What's the most common failure you find?

Idempotency failures. Many gateways claim to support idempotency, but their implementation is incomplete. We regularly find cases where a retry after a timeout results in a duplicate charge. This is especially common with asynchronous payment methods like bank transfers.

Should we use a third-party testing service or build our own?

It depends on your team's expertise and budget. Third-party services (like Gremlin or Chaos Monkey) provide ready-made failure injection tools, but they may not support payment-specific scenarios like simulating a specific decline code. Building your own gives you more control but requires ongoing maintenance. We recommend starting with a simple custom script that injects latency and error codes, then evaluating third-party tools as your needs grow.

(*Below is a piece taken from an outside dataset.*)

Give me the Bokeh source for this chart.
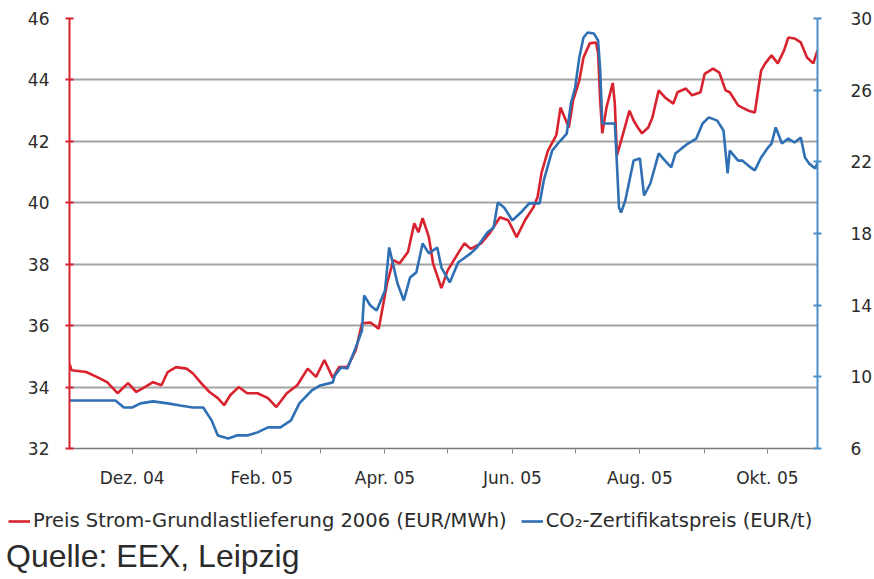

How often should we run resilience tests?

We run automated tests daily for core failure modes (timeouts, errors, throttling) and run a full suite weekly. Manual resilience reviews happen quarterly, or whenever a new payment method or provider is added. The frequency should be driven by the rate of change in your gateway and the impact of potential failures.

What's the single most important test to start with?

If you can only do one test, simulate a timeout from your primary acquirer. Watch what happens to the checkout flow. Does it hang for 30 seconds? Does it show a generic error? Does it fail over to a secondary provider? This one test will reveal more about your gateway's resilience than any other.

We hope this field guide gives you a practical starting point for testing your payment gateway's real-world resilience. The key is to start small, test the most critical failure modes first, and iterate based on what you learn. Resilience is not a destination—it's a practice that evolves with your system.